Le fantasque Mikhaïl se maria dès 1891 avec Margarita Kirillovna Mamontova (1873-1958) dont le père, ruiné, s’était suicidé. Si elles avaient grandi avec leur mère dans la pauvreté, Margarita et sa sœur Elena étaient entourées de la famille de leur père, les richissimes Mamontov, ainsi que de celle de Pavel Tretiakov (1832-1898), leur oncle. Amateur de théâtre, de musique et de ballet, Mikhaïl Morozov jouait des sommes folles, se piquait d’écrire et collectionnait les œuvres d’art. Sa bibliothèque comptait 40 000 volumes. Jovial et brillant mais aussi colérique, il mourut de ses excès. Pour obéir à ses dernières volontés, Margarita donna la plupart de la collection de Mikhaïl à la galerie Tretiakov.

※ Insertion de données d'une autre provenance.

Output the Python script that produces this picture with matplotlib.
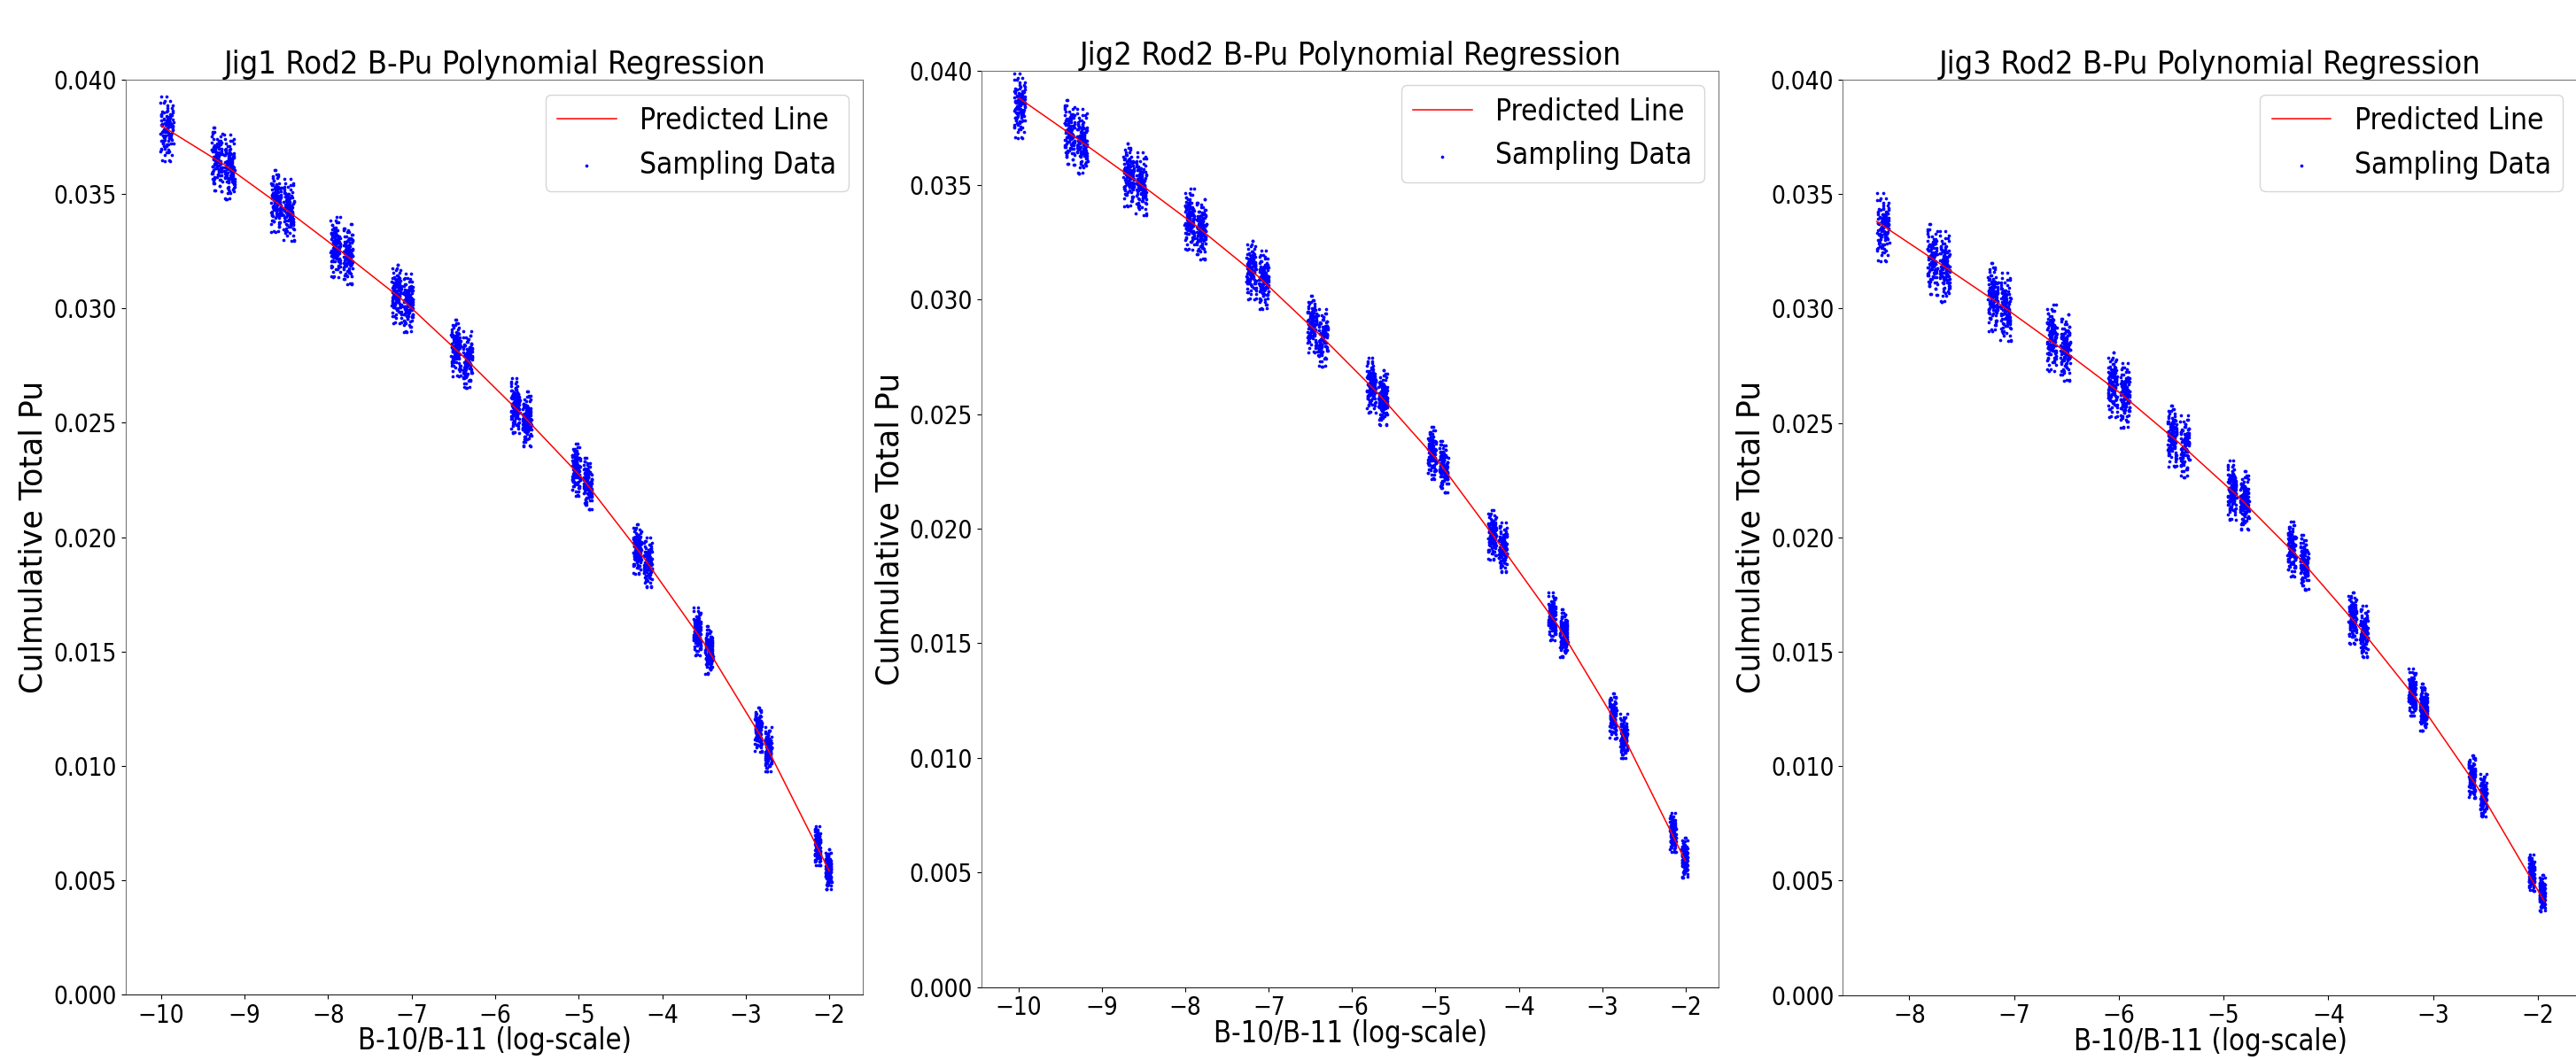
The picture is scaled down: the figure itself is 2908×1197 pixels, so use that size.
import numpy as np
import matplotlib
matplotlib.use("Agg")
import matplotlib.pyplot as plt

titles = ["Jig1 Rod2 B-Pu Polynomial Regression",
          "Jig2 Rod2 B-Pu Polynomial Regression",
          "Jig3 Rod2 B-Pu Polynomial Regression"]

# --- Jig1: centres of each sampling column (log ratio, Pu) and spread
jig1_x = [-9.93, -9.33, -9.18, -8.62, -8.47, -7.91, -7.76, -7.18, -7.04, -6.47, -6.33, -5.76,
          -5.62, -5.03, -4.89, -4.30, -4.17, -3.58, -3.44, -2.85, -2.73, -2.14, -2.01]
jig1_y = [0.03780, 0.03646, 0.03613, 0.03464, 0.03426, 0.03264, 0.03232, 0.03058, 0.03019,
          0.02822, 0.02770, 0.02570, 0.02511, 0.02289, 0.02229, 0.01944, 0.01885, 0.01583,
          0.01502, 0.01155, 0.01067, 0.00647, 0.00543]
jig1_sx = [0.08, 0.065, 0.065, 0.065, 0.065, 0.06, 0.06, 0.06, 0.06, 0.058, 0.058, 0.055,
           0.055, 0.052, 0.052, 0.05, 0.05, 0.046, 0.046, 0.042, 0.042, 0.036, 0.036]
jig1_sy = [0.00068, 0.00068, 0.00068, 0.00066, 0.00066, 0.00064, 0.00064, 0.00062, 0.00062,
           0.0006, 0.0006, 0.00058, 0.00058, 0.00055, 0.00055, 0.00052, 0.00052, 0.0005,
           0.0005, 0.00047, 0.00047, 0.00042, 0.00042]
jig1_line_x = [-10.0, -9.25, -8.55, -7.84, -7.11, -6.40, -5.69, -4.96, -4.23, -3.51, -2.79, -2.0]
jig1_line_y = [0.0380, 0.03630, 0.03445, 0.03248, 0.03038, 0.02796, 0.02540, 0.02259, 0.01914,
               0.01542, 0.01111, 0.0054]

# --- Jig2
jig2_x = [-9.99, -9.39, -9.24, -8.68, -8.53, -7.95, -7.81, -7.21, -7.06, -6.48, -6.35, -5.77,
          -5.63, -5.04, -4.90, -4.32, -4.19, -3.60, -3.46, -2.87, -2.74, -2.15, -2.01]
jig2_y = [0.03841, 0.03723, 0.03686, 0.03538, 0.03501, 0.03346, 0.03302, 0.03124, 0.03080,
          0.02887, 0.02828, 0.02621, 0.02569, 0.02325, 0.02266, 0.01969, 0.01915, 0.01613,
          0.01540, 0.01179, 0.01091, 0.00671, 0.00561]
jig2_sx = [0.07, 0.065, 0.065, 0.065, 0.065, 0.06, 0.06, 0.06, 0.06, 0.058, 0.058, 0.055,
           0.055, 0.052, 0.052, 0.05, 0.05, 0.046, 0.046, 0.042, 0.042, 0.036, 0.036]
jig2_sy = [0.00068, 0.00068, 0.00068, 0.00066, 0.00066, 0.00064, 0.00064, 0.00062, 0.00062,
           0.0006, 0.0006, 0.00058, 0.00058, 0.00055, 0.00055, 0.00052, 0.00052, 0.0005,
           0.0005, 0.00047, 0.00047, 0.00042, 0.00042]
jig2_line_x = [-10.0, -9.31, -8.60, -7.88, -7.13, -6.42, -5.70, -4.97, -4.25, -3.53, -2.80, -2.0]
jig2_line_y = [0.0388, 0.03705, 0.0352, 0.03324, 0.03102, 0.02858, 0.02595, 0.02296, 0.01942,
               0.01577, 0.01135, 0.0055]

# --- Jig3
jig3_x = [-8.25, -7.78, -7.66, -7.20, -7.08, -6.64, -6.51, -6.06, -5.94, -5.49, -5.37, -4.92,
          -4.80, -4.35, -4.23, -3.77, -3.66, -3.20, -3.09, -2.63, -2.52, -2.06, -1.96]
jig3_y = [0.03349, 0.03208, 0.03178, 0.03045, 0.03000, 0.02867, 0.02823, 0.02660, 0.02615,
          0.02438, 0.02393, 0.02201, 0.02156, 0.01945, 0.01886, 0.01643, 0.01584, 0.01319,
          0.01253, 0.00950, 0.00870, 0.00531, 0.00442]
jig3_sx = [0.06, 0.05, 0.05, 0.05, 0.05, 0.048, 0.048, 0.046, 0.046, 0.045, 0.045, 0.043,
           0.043, 0.04, 0.04, 0.038, 0.038, 0.035, 0.035, 0.032, 0.032, 0.028, 0.028]
jig3_sy = [0.00072, 0.00075, 0.00075, 0.00072, 0.00072, 0.0007, 0.0007, 0.00068, 0.00068,
           0.00065, 0.00065, 0.00062, 0.00062, 0.00058, 0.00058, 0.00054, 0.00054, 0.0005,
           0.0005, 0.00045, 0.00045, 0.00038, 0.00038]
jig3_line_x = [-8.31, -7.72, -7.14, -6.58, -6.00, -5.43, -4.86, -4.29, -3.72, -3.15, -2.58, -1.94]
jig3_line_y = [0.0338, 0.03200, 0.03020, 0.02835, 0.02635, 0.02415, 0.02178, 0.01915, 0.01615,
               0.01288, 0.0091, 0.0041]

# hand typed scatter pattern used inside every column (x in column widths, y in spreads)
jit_u = [0.12, -0.55, 0.83, -0.21, 0.40, -0.92, 0.05, 0.67, -0.38, 0.91,
         -0.70, 0.28, -0.06, 0.58, -0.83, 0.19, -0.47, 0.74, -0.15, 0.36,
         0.95, -0.62, 0.09, -0.29, 0.51, -0.88, 0.63, -0.02, 0.31, -0.74,
         0.22, -0.41, 0.87, -0.11, 0.45, -0.97, 0.14, -0.57, 0.70, -0.25,
         0.02, 0.79, -0.66, 0.33, -0.09, 0.55, -0.35, 0.89, -0.79, 0.17,
         -0.50, 0.61, -0.18, 0.43, -0.86, 0.26, -0.31, 0.76, -0.03, 0.48]
jit_v = [0.31, -0.84, 1.12, -0.15, 0.62, -1.35, 0.08, 0.95, -0.47, 1.58,
         -0.72, 0.24, -1.05, 0.41, 0.88, -0.29, 1.74, -0.61, 0.13, -1.92,
         0.52, -0.38, 1.27, -0.06, 0.77, -1.18, 0.19, 2.15, -0.55, 0.36,
         -0.93, 0.68, 0.02, -1.46, 1.03, -0.24, 0.47, -0.71, 1.41, -0.11,
         0.85, -1.62, 0.27, -0.43, 0.59, -0.88, 1.86, -0.02, 0.33, -1.24,
         0.71, -0.33, 0.12, -1.98, 0.98, -0.67, 0.44, -0.19, 1.19, -0.50]

jigs = [
    (jig1_x, jig1_y, jig1_sx, jig1_sy, jig1_line_x, jig1_line_y),
    (jig2_x, jig2_y, jig2_sx, jig2_sy, jig2_line_x, jig2_line_y),
    (jig3_x, jig3_y, jig3_sx, jig3_sy, jig3_line_x, jig3_line_y),
]


def sampling_cloud(cx, cy, sx, sy):
    u = np.array(jit_u)
    v = np.array(jit_v)
    xs, ys = [], []
    for k in range(len(cx)):
        uk = np.roll(u, 7 * k)
        vk = np.roll(v, 11 * k)
        xs.append(cx[k] + sx[k] * uk)
        ys.append(cy[k] + sy[k] * vk)
        xs.append(cx[k] - sx[k] * uk[::-1])
        ys.append(cy[k] + sy[k] * np.roll(vk, 23))
    return np.concatenate(xs), np.concatenate(ys)


# the source images were a little squeezed sideways -> condensed face
plt.rcParams["font.family"] = ["DejaVu Sans"]
plt.rcParams["font.stretch"] = "condensed"

fig = plt.figure(figsize=(29.08, 11.97), dpi=100)

# axes rectangles (the three panels were separate images put side by side)
rects = [
    [0.04869, 0.06182, 0.28642, 0.86299],
    [0.38095, 0.06892, 0.28628, 0.86458],
    [0.71530, 0.06132, 0.28538, 0.86349],
]
xlims = [(-10.426, -1.594), (-10.45, -1.6), (-8.636, -1.62)]
xticks = [range(-10, -1), range(-10, -1), range(-8, -1)]

for i, (cx, cy, sx, sy, lx, ly) in enumerate(jigs):
    ax = fig.add_axes(rects[i])
    px, py = sampling_cloud(cx, cy, sx, sy)
    ax.plot(lx, ly, color="red", linewidth=1.1, label="Predicted Line")
    ax.scatter(px, py, s=7, color="blue", linewidths=0, label="Sampling Data")

    ax.set_xlim(*xlims[i])
    ax.set_ylim(0, 0.04)
    ax.set_xticks(list(xticks[i]))
    ax.set_yticks(np.arange(0, 0.0401, 0.005))
    ax.yaxis.set_major_formatter(matplotlib.ticker.FormatStrFormatter("%.3f"))
    ax.tick_params(labelsize=20)
    for side in ["left", "right", "top"]:
        ax.spines[side].set_color("#777777")
    ax.spines["bottom"].set_color("#222222")

    ax.set_title(titles[i], fontsize=26, pad=1)
    ax.set_xlabel("B-10/B-11 (log-scale)", fontsize=23.5)
    ax.xaxis.set_label_coords(0.5, -0.035)
    ax.set_ylabel("Culmulative Total Pu", fontsize=25, fontstretch="normal")
    ax.legend(loc="upper right", prop={"size": 24, "stretch": "condensed"})

fig.savefig("out.png", dpi=100)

La jeune veuve anima dès lors la vie littéraire, politique et musicale moscovite, utilisant sa fortune pour soutenir des artistes, comme le musicien Alexandre Scriabine. Pendant dix ans, elle vécut une aventure discrète et passionnée avec le prince et philosophe Evgueni Troubetskoï. Après la révolution d’Octobre, elle dut abandonner ses dernières œuvres d’art, puis sa maison fut réquisitionnée. De ses quatre enfants, seul Mika, dont Valentin Serov avait peint un si beau portrait en 1901, resta en URSS où il fut traducteur d’anglais. Après sa mort, en 1952, Margarita et sa sœur Elena durent à de bonnes âmes de ne pas mourir de faim.

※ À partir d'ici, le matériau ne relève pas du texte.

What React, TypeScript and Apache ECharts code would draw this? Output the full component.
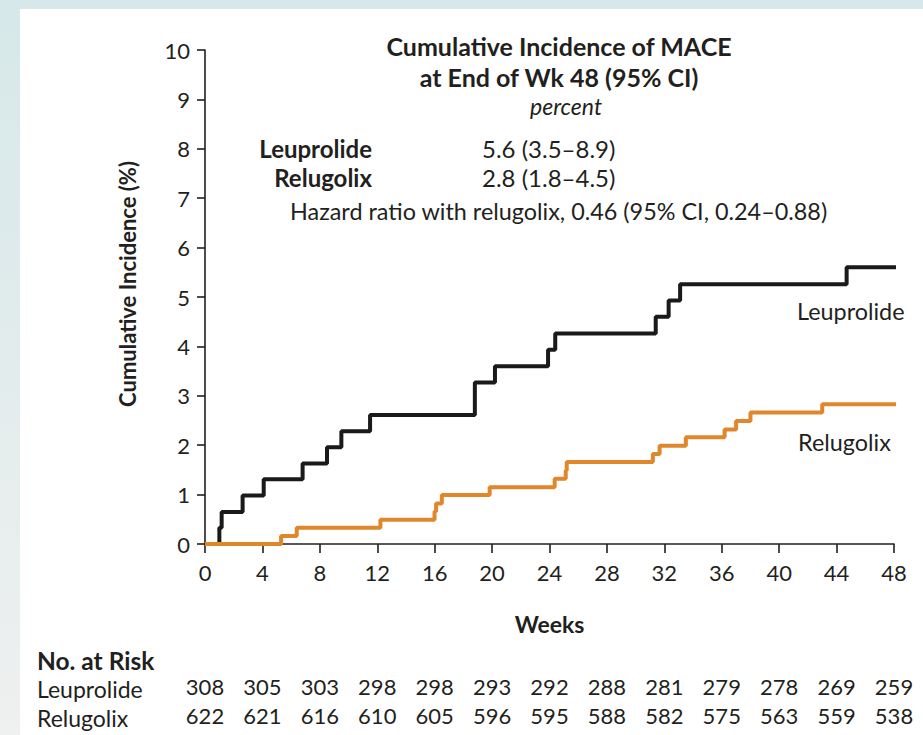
import React, { useEffect, useRef } from "react";
import * as echarts from "echarts";

// ---- Data ----
const weekTicks = [0, 4, 8, 12, 16, 20, 24, 28, 32, 36, 40, 44, 48];
const leuprolideRisk = [308, 305, 303, 298, 298, 293, 292, 288, 281, 279, 278, 269, 259];
const relugolixRisk = [622, 621, 616, 610, 605, 596, 595, 588, 582, 575, 563, 559, 538];

// [week, cumulative incidence %]
const leuprolideCurve: [number, number][] = [
  [0, 0], [1.0, 0.33], [1.16, 0.65], [2.62, 0.98], [4.09, 1.31], [6.8, 1.63],
  [8.5, 1.96], [9.5, 2.28], [11.5, 2.61], [18.8, 3.27], [20.2, 3.6], [23.9, 3.93],
  [24.4, 4.26], [31.4, 4.6], [32.3, 4.93], [33.1, 5.26], [44.7, 5.6], [48.6, 5.6],
];
const relugolixCurve: [number, number][] = [
  [0, 0], [5.3, 0.16], [6.39, 0.33], [12.22, 0.49], [15.99, 0.66], [16.1, 0.82],
  [16.5, 0.99], [19.83, 1.15], [24.36, 1.32], [25.13, 1.49], [25.2, 1.66],
  [31.2, 1.82], [31.67, 1.99], [33.5, 2.16], [36.2, 2.32], [37.0, 2.49],
  [38.0, 2.66], [43.0, 2.83], [48.7, 2.83],
];

const FONT = "Lato, 'Open Sans', sans-serif";
const INK = "#231f20";
const BLACK_LINE = "#1a1a1a";
const ORANGE_LINE = "#e0872c";

export default function App() {
  const ref = useRef<HTMLDivElement>(null);

  useEffect(() => {
    if (!ref.current) return;
    const chart = echarts.init(ref.current, null, { renderer: "svg" });
    const txt = (text: string, x: number, y: number, opts: any = {}, extra: any = {}) => ({
      type: "text",
      x,
      y,
      z: 10,
      ...extra,
      style: {
        text,
        fill: INK,
        fontFamily: FONT,
        fontSize: 23,
        textAlign: "left",
        textVerticalAlign: "middle",
        ...opts,
      },
    });
    const riskAxis = (values: number[], offset: number) => ({
      type: "value",
      gridIndex: 0,
      position: "bottom",
      offset,
      min: 0,
      max: 48,
      interval: 4,
      axisLine: { show: false },
      axisTick: { show: false },
      splitLine: { show: false },
      axisLabel: {
        color: INK,
        fontFamily: FONT,
        fontSize: 22,
        margin: 10,
        formatter: (v: number) => String(values[Math.round(v / 4)] ?? ""),
      },
    });

    chart.setOption({
      animation: false,
      backgroundColor: {
        type: "linear",
        x: 0, y: 0, x2: 0, y2: 1,
        colorStops: [
          { offset: 0, color: "#d6e8e9" },
          { offset: 1, color: "#eff0f0" },
        ],
      },
      grid: { left: 205, right: 29, top: 50, bottom: 191 },
      xAxis: [
        {
          type: "value",
          min: 0,
          max: 48,
          interval: 4,
          name: "Weeks",
          nameLocation: "middle",
          nameGap: 68,
          nameTextStyle: { color: INK, fontFamily: FONT, fontSize: 23, fontWeight: "bold" },
          axisLine: { show: true, lineStyle: { color: INK, width: 1.6 } },
          axisTick: { show: true, inside: false, length: 9, lineStyle: { color: INK, width: 1.6 } },
          splitLine: { show: false },
          axisLabel: { color: INK, fontFamily: FONT, fontSize: 22, margin: 17 },
        },
        riskAxis(leuprolideRisk, 121),
        riskAxis(relugolixRisk, 150),
      ],
      yAxis: {
        type: "value",
        min: 0,
        max: 10,
        interval: 1,
        axisLine: { show: true, lineStyle: { color: INK, width: 1.6 } },
        axisTick: { show: true, inside: false, length: 8, lineStyle: { color: INK, width: 1.6 } },
        splitLine: { show: false },
        axisLabel: { color: INK, fontFamily: FONT, fontSize: 22, margin: 15 },
      },
      series: [
        {
          name: "Leuprolide",
          type: "line",
          step: "end",
          data: leuprolideCurve,
          showSymbol: false,
          clip: false,
          lineStyle: { color: BLACK_LINE, width: 4 },
          z: 3,
        },
        {
          name: "Relugolix",
          type: "line",
          step: "end",
          data: relugolixCurve,
          showSymbol: false,
          clip: false,
          lineStyle: { color: ORANGE_LINE, width: 4 },
          z: 4,
        },
      ],
      graphic: [
        {
          type: "rect",
          z: -100,
          silent: true,
          shape: { x: 20, y: 9, width: 903, height: 726 },
          style: { fill: "#ffffff" },
        },
        txt("Cumulative Incidence (%)", 127, 284,
          { fontWeight: "bold", fontSize: 22, textAlign: "center" },
          { rotation: Math.PI / 2 }),
        txt("Cumulative Incidence of MACE", 559, 46, { fontWeight: "bold", fontSize: 25, textAlign: "center" }),
        txt("at End of Wk 48 (95% CI)", 559, 77, { fontWeight: "bold", fontSize: 25, textAlign: "center" }),
        txt("percent", 566, 106, { fontStyle: "italic", textAlign: "center" }),
        txt("Leuprolide", 372, 148, { fontWeight: "bold", fontSize: 24, textAlign: "right" }),
        txt("Relugolix", 372, 177, { fontWeight: "bold", fontSize: 24, textAlign: "right" }),
        txt("5.6 (3.5–8.9)", 482, 148, { fontSize: 24 }),
        txt("2.8 (1.8–4.5)", 482, 177, { fontSize: 24 }),
        txt("Hazard ratio with relugolix, 0.46 (95% CI, 0.24–0.88)", 290, 211, { fontSize: 23.4 }),
        txt("Leuprolide", 797, 311, { fontSize: 23.4 }),
        txt("Relugolix", 798, 442, { fontSize: 23.4 }),
        txt("No. at Risk", 37, 660, { fontWeight: "bold", fontSize: 24.5 }),
        txt("Leuprolide", 37, 689),
        txt("Relugolix", 37, 718),
      ],
    });
    return () => chart.dispose();
  }, []);

  return (
    <div
      ref={ref}
      style={{ position: "fixed", left: 0, top: 0, width: 923, height: 735 }}
    />
  );
}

Des trois fils d’Abram, Ivan était le plus équilibré. Il dirigea sagement l’entreprise familiale jusqu’à la révolution d’Octobre. Il n’était pas encore majeur, en 1891, quand il acquit son premier tableau, un paysage hivernal de Piotr Levtchenko. En 1903, l’année de la mort de Mikhaïl, Ivan l’avait, pour la première fois, accompagné à Paris, faisant ses premiers achats au Salon de la Société nationale des beaux-arts. Il avait aussi rencontré Paul Durand-Ruel qui lui avait vendu La Gelée à Louveciennes d’Alfred Sisley (1873).
La même année, Ivan était tombé amoureux d’Evdokia (Dossia) Serguéïevna Kladovchtchikova, une chanteuse de cabaret de dix-huit ans qu’il épousa en secret en 1907. Ils avaient alors une fille de deux ans. Les biens des Morozov furent nationalisés en 1918 et le critique d’art Boris Ternovetz fut chargé d’établir l’inventaire de la collection avec son ancien propriétaire. En 1919, les parents et leur fille ne vivaient plus que dans trois pièces du palais. Mortifié, l’ancien industriel comprit que tout était perdu. Un jour, Ternovetz constata que les Morozov avaient disparu : ils avaient quitté clandestinement le pays. Désespéré, le collectionneur mourut en juillet 1921 à Carlsbad où il se soignait. L’année suivante, Dossia maria sa fille à Sergueï Konowaloff, le fils d’un autre industriel du textile descendant d’un serf affranchi et partageant les idées de Varvara et Ivan Morozov pour améliorer le bien-être des ouvriers. C’est leur descendant, Pierre Konowaloff, qui entretient aujourd’hui la mémoire des frères Morozov.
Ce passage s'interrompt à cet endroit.